Question

For the matrix \[ A = \begin{bmatrix} 1 & -1 & 0 \\ -1 & 2 & -1 \\ 0 & -1 & 1 \end{bmatrix} \] which of the following statements is/are TRUE? \\

• A. $[A]{x} = {b}$ has a unique solution
• B. $[A]{x} = {b}$ does not have a unique solution
• C. $[A]$ has three linearly independent eigenvectors
• D. $[A]$ is a positive definite matrix

Hint:

A matrix with a non-zero determinant guarantees that the system of equations will have a unique solution.

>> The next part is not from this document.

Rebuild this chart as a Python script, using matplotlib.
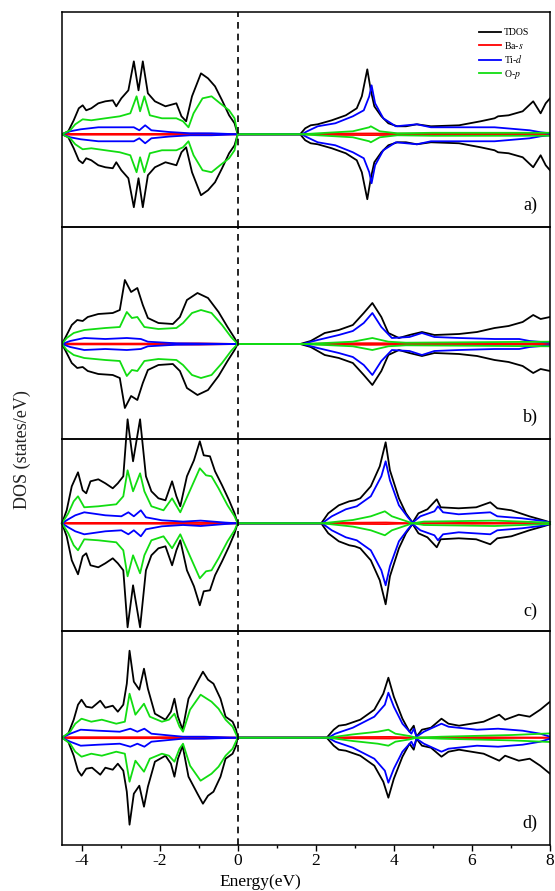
import matplotlib.pyplot as plt
from matplotlib.ticker import MultipleLocator

plt.rcParams['font.family'] = ['Liberation Serif', 'DejaVu Serif']
plt.rcParams['mathtext.fontset'] = 'stix'
plt.rcParams['axes.unicode_minus'] = False

# DOS values (arbitrary units), spin up; spin down is mirrored
# ---- panel a ----
a_tdos_e = [-4.5, -4.34, -4.2, -4.07, -3.97, -3.88, -3.75, -3.57, -3.39, -3.2, -3.11, -2.98, -2.8,
            -2.66, -2.54, -2.43, -2.3, -2.12, -1.85, -1.57, -1.44, -1.32, -1.17, -0.94, -0.76, -0.58,
            -0.4, -0.22, -0.08, 0,
            1.6, 1.73, 1.87, 2.05, 2.41, 2.77, 3.05, 3.18, 3.32, 3.41, 3.5, 3.68, 3.86, 4.09, 4.31,
            4.59, 4.95, 5.67, 6.22, 6.58, 6.67, 6.94, 7.3, 7.57, 7.76, 7.89, 8.0]
a_tdos = [0, 3, 14, 26, 29, 24, 26, 31, 33, 34, 28, 36, 44, 73, 44, 73, 41, 33, 28, 31, 18, 13, 38,
          61, 56, 48, 34, 19, 11, 0,
          0, 6, 9, 10, 14, 19, 26, 38, 65, 44, 28, 18, 11, 8, 8, 10, 8, 9, 13, 16, 18, 19, 23, 33,
          21, 31, 36]
a_op_e = [-4.5, -4.29, -4.16, -3.97, -3.75, -3.39, -3.02, -2.75, -2.59, -2.5, -2.39, -2.25, -1.94,
          -1.57, -1.4, -1.26, -1.13, -0.9, -0.67, -0.45, -0.22, -0.08, 0,
          1.64, 2.05, 2.95, 3.37, 3.41, 3.64, 4.09, 5.0, 8.0]
a_op = [0, 4, 10, 15, 14, 16, 18, 21, 38, 23, 38, 19, 16, 16, 13, 7, 21, 36, 38, 31, 24, 16, 0,
        0, 1, 3, 7, 8, 3, 1, 1.5, 1.5]
a_tid_e = [-4.5, -4.29, -4.02, -3.57, -3.02, -2.66, -2.52, -2.37, -2.21, -1.76, -1.22, -0.67, 0,
           1.64, 1.78, 2.05, 2.5, 2.95, 3.23, 3.37, 3.43, 3.52, 3.73, 4.05, 4.59, 4.95, 5.67, 6.58,
           7.48, 7.76, 8.0]
a_tid = [0, 3, 5, 7, 7, 7, 4, 9, 4, 2.3, 1, 1, 0,
         0, 3, 8, 11, 18, 24, 38, 49, 31, 16, 8, 10, 7, 7, 7, 4, 2, 1]
a_bas_e = [-4.5, -4.3, -2.0, -1.0, 0, 1.64, 2.5, 3.4, 4.5, 7.8, 8.0]
a_bas = [0, 0.4, 0.4, 0.6, 0, 0, 0.6, 0.8, 0.5, 0.5, 0]

# ---- panel b ----
b_tdos_e = [-4.5, -4.38, -4.25, -4.11, -3.97, -3.84, -3.57, -3.2, -3.02, -2.89, -2.73, -2.57, -2.43,
            -2.3, -2.03, -1.66, -1.48, -1.3, -1.03, -0.76, -0.49, -0.26, -0.08, 0,
            1.6, 1.87, 2.23, 2.59, 2.95, 3.23, 3.45, 3.68, 3.86, 4.13, 4.4, 4.72, 5.04, 5.67, 6.13,
            6.58, 6.94, 7.3, 7.57, 7.76, 8.0]
b_tdos = [0, 9, 19, 24, 23, 27, 30, 31, 34, 64, 52, 56, 39, 26, 21, 20, 27, 44, 51, 46, 32, 17, 6, 0,
          0, 3, 11, 14, 19, 31, 41, 27, 11, 6, 9, 12, 9, 10, 12, 16, 18, 22, 29, 25, 27]
b_op_e = [-4.5, -4.38, -4.2, -3.93, -3.39, -3.02, -2.84, -2.71, -2.57, -2.39, -2.03, -1.57, -1.4,
          -1.17, -0.94, -0.67, -0.4, -0.17, 0,
          1.7, 2.95, 3.45, 3.86, 4.31, 8.0]
b_op = [0, 6, 11, 14, 16, 17, 32, 26, 27, 17, 15, 16, 21, 31, 34, 31, 19, 7, 0,
        0, 2.3, 6, 2.3, 1.3, 2.3]
b_tid_e = [-4.5, -4.29, -3.93, -3.39, -2.84, -2.48, -2.3, -1.57, 0,
           1.66, 2.05, 2.59, 2.95, 3.23, 3.45, 3.68, 3.95, 4.4, 4.72, 5.04, 5.67, 6.58, 7.21, 7.48,
           8.0]
b_tid = [0, 3, 6, 5, 6, 5, 2.3, 0.7, 0,
         0, 4, 9, 13, 21, 31, 17, 6, 7, 11, 7, 6, 5, 5, 3, 1.3]
b_bas_e = [-4.5, -4.3, -2.0, -1.0, 0, 1.66, 2.5, 3.4, 4.5, 7.8, 8.0]
b_bas = [0, 0.4, 0.4, 0.6, 0, 0, 0.6, 0.8, 0.5, 0.5, 0]

# ---- panel c ----
c_tdos_e = [-4.5, -4.38, -4.25, -4.09, -3.97, -3.88, -3.77, -3.57, -3.39, -3.2, -3.07, -2.93, -2.82,
            -2.68, -2.5, -2.35, -2.21, -2.03, -1.85, -1.68, -1.57, -1.47, -1.3, -1.12, -0.97, -0.87,
            -0.71, -0.58, -0.4, -0.22, -0.08, 0,
            2.14, 2.32, 2.59, 2.86, 3.0, 3.14, 3.41, 3.64, 3.79, 3.9, 4.13, 4.31, 4.48, 4.63, 4.86,
            5.1, 5.2, 5.66, 6.11, 6.47, 6.65, 7.01, 7.47, 7.83, 8.0]
c_tdos = [0, 13, 37, 51, 33, 30, 42, 44, 40, 35, 40, 47, 104, 62, 104, 47, 32, 25, 23, 42, 27, 17,
          47, 63, 82, 68, 67, 52, 38, 23, 10, 0,
          0, 10, 18, 22, 23, 25, 37, 57, 81, 53, 25, 10, 0.7, 10, 14, 24, 16, 15, 16, 21, 15, 13, 7,
          3, 1]
c_op_e = [-4.5, -4.34, -4.2, -4.09, -3.93, -3.57, -3.11, -2.93, -2.82, -2.68, -2.5, -2.39, -2.21,
          -1.9, -1.68, -1.47, -1.22, -0.97, -0.81, -0.67, -0.49, -0.26, -0.08, 0,
          2.16, 2.95, 3.41, 3.77, 3.95, 4.48, 4.77, 6.58, 8.0]
c_op = [0, 10, 22, 27, 16, 17, 19, 27, 53, 32, 50, 32, 17, 13, 25, 11, 33, 55, 48, 47, 35, 18, 7, 0,
        0, 3.3, 7, 12, 7, 0, 1.7, 2.7, 0.7]
c_tid_e = [-4.5, -4.34, -4.16, -3.93, -3.39, -2.98, -2.8, -2.66, -2.48, -2.35, -1.94, -1.4, -0.95,
           -0.31, 0,
           2.16, 2.41, 2.77, 3.05, 3.41, 3.68, 3.79, 3.9, 4.13, 4.36, 4.48, 4.68, 5.04, 5.13, 5.26,
           5.66, 6.47, 6.65, 7.28, 7.83, 8.0]
c_tid = [0, 4, 8, 11, 8, 7, 11, 7, 13, 6, 3, 1.7, 2.7, 0.7, 0,
         0, 7, 14, 17, 27, 47, 62, 43, 18, 6, 0.7, 7, 12, 17, 11, 9, 11, 7, 5, 2.3, 0.7]
c_bas_e = [-4.5, -4.3, -2.0, -1.0, 0, 2.16, 3.0, 3.8, 4.48, 6.0, 8.0]
c_bas = [0, 0.4, 0.4, 0.8, 0, 0, 0.6, 0.8, 0, 0.5, 0]

# ---- panel d ----
d_tdos_e = [-4.5, -4.34, -4.2, -4.09, -4.0, -3.88, -3.73, -3.52, -3.39, -3.2, -3.07, -2.93, -2.84,
            -2.77, -2.66, -2.52, -2.4, -2.3, -2.12, -1.85, -1.71, -1.62, -1.53, -1.41, -1.26, -1.03,
            -0.89, -0.76, -0.62, -0.44, -0.31, -0.13, -0.04, 0,
            2.28, 2.46, 2.59, 2.77, 3.14, 3.5, 3.73, 3.86, 4.0, 4.22, 4.4, 4.51, 4.58, 4.72, 4.95,
            5.22, 5.4, 5.67, 6.3, 6.7, 6.85, 7.2, 7.48, 7.75, 8.0]
d_tdos = [0, 4, 18, 33, 38, 31, 30, 37, 30, 32, 26, 33, 54, 87, 56, 48, 69, 49, 24, 18, 26, 39, 21,
          8, 39, 56, 66, 58, 54, 39, 21, 16, 8, 0,
          0, 8, 12, 13, 18, 28, 44, 60, 41, 19, 6, 12, 1, 8, 10, 19, 14, 12, 16, 23, 18, 23, 21, 28,
          36]
d_op_e = [-4.5, -4.29, -4.16, -4.0, -3.75, -3.48, -3.11, -2.89, -2.77, -2.62, -2.4, -2.25, -1.94,
          -1.76, -1.62, -1.49, -1.4, -1.22, -0.95, -0.67, -0.49, -0.31, -0.13, 0,
          2.32, 2.95, 3.59, 3.86, 4.04, 4.4, 4.58, 5.22, 7.03, 8.0]
d_op = [0, 6, 14, 19, 16, 18, 14, 16, 44, 23, 34, 21, 16, 18, 24, 11, 6, 28, 43, 36, 29, 18, 11, 0,
        0, 3.3, 6, 8, 4, 1.7, 0, 1, 2.7, 4.3]
d_tid_e = [-4.5, -4.29, -4.02, -3.57, -3.02, -2.75, -2.57, -2.39, -2.21, -1.76, -1.4, -0.86, 0,
           2.32, 2.5, 2.95, 3.5, 3.77, 3.86, 4.0, 4.22, 4.45, 4.51, 4.58, 4.77, 5.22, 5.4, 6.13,
           6.67, 7.3, 7.75, 8.0]
d_tid = [0, 4, 8, 7, 6, 9, 6, 9, 4, 2.3, 1, 1, 0,
         0, 4, 10, 21, 33, 45, 31, 14, 4, 9, 1, 6, 14, 11, 8, 9, 7, 4, 1]
d_bas_e = [-4.5, -4.3, -2.0, -1.0, 0, 2.32, 3.0, 3.9, 4.58, 6.0, 8.0]
d_bas = [0, 0.5, 0.5, 0.7, 0, 0, 0.6, 0.8, 0, 0.5, 0]

labels = ['TDOS', 'Ba-$\\mathit{s}$', 'Ti-$\\mathit{d}$', 'O-$\\mathit{p}$']
colors = ['black', '#ff0000', '#0000ff', '#11dd11']
panel_names = ['a)', 'b)', 'c)', 'd)']
panel_data = [
    [(a_tdos_e, a_tdos), (a_bas_e, a_bas), (a_tid_e, a_tid), (a_op_e, a_op)],
    [(b_tdos_e, b_tdos), (b_bas_e, b_bas), (b_tid_e, b_tid), (b_op_e, b_op)],
    [(c_tdos_e, c_tdos), (c_bas_e, c_bas), (c_tid_e, c_tid), (c_op_e, c_op)],
    [(d_tdos_e, d_tdos), (d_bas_e, d_bas), (d_tid_e, d_tid), (d_op_e, d_op)],
]
ylims = [(-92.3, 122), (-95, 117.5), (-107.7, 84.3), (-107.3, 106.7)]

W, H = 555, 891
edges = [12.4, 226.5, 439, 631, 845]
x0, x1 = 62, 550

fig = plt.figure(figsize=(W / 100, H / 100), dpi=100)
axes = []
for i in range(4):
    top, bot = edges[i], edges[i + 1]
    ax = fig.add_axes([x0 / W, 1 - bot / H, (x1 - x0) / W, (bot - top) / H])
    ax.patch.set_alpha(0)
    axes.append(ax)
    for (e, v), col, lab in zip(panel_data[i], colors, labels):
        ax.plot(e, v, color=col, lw=1.3, label=lab, clip_on=(i != 2))
        ax.plot(e, [-y for y in v], color=col, lw=1.3, clip_on=(i != 2))
    ax.axvline(0, color='black', lw=1.2, ls=(0, (4, 3)))
    ax.set_xlim(-4.5, 8)
    ax.set_ylim(*ylims[i])
    ax.set_yticks([])
    for s in ax.spines.values():
        s.set_linewidth(1.1)
    ax.text(0.975, 0.1, panel_names[i], transform=ax.transAxes, ha='right', va='center',
            fontsize=13)
    if i < 3:
        ax.set_xticks([])
    else:
        ax.xaxis.set_major_locator(MultipleLocator(2))
        ax.xaxis.set_minor_locator(MultipleLocator(1))
        ax.tick_params(axis='x', which='major', direction='out', length=4, width=1, labelsize=12.5,
                       pad=2)
        ax.tick_params(axis='x', which='minor', direction='out', length=2.5, width=1)

axes[0].legend(loc='upper left', bbox_to_anchor=(0.8545, 0.925), frameon=False, fontsize=7,
               handlelength=2.3, handletextpad=0.3, labelspacing=0.25, borderpad=0,
               borderaxespad=0)

fig.text(22 / W, 1 - 450 / H, 'DOS (states/eV)', rotation=90, ha='center', va='center',
         fontsize=13, color='#222222')
fig.text(260 / W, 1 - 882 / H, 'Energy(eV)', ha='center', va='center', fontsize=12.5)

fig.savefig('out.png', dpi=100)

Also, a matrix having distinct eigenvalues implies it has linearly independent eigenvectors.

Answer 1

The Correct Option is B, C

\\ To determine whether the system has a unique solution, we need to check the determinant of the matrix $A$. If the determinant is non-zero, the system has a unique solution. - The determinant of $A$ is: \[ \text{det}(A) = \begin{vmatrix} 1 & -1 & 0 \\ -1 & 2 & -1 \\ 0 & -1 & 1 \end{vmatrix} = 1 \times \begin{vmatrix} 2 & -1 \\ -1 & 1 \end{vmatrix} - (-1) \times \begin{vmatrix} -1 & -1 \\ 0 & 1 \end{vmatrix} = 1 \times (2 - 1) + 1 \times (1) = 2 \] Since the determinant is non-zero, the system $[A]{x} = {b}$ has a unique solution. \\ However, for the matrix $A$ to have linearly independent eigenvectors, the characteristic polynomial must have three distinct eigenvalues. This matrix has three linearly independent eigenvectors, thus statement (C) is also true. \\ Thus, the correct answers are (B) and (C).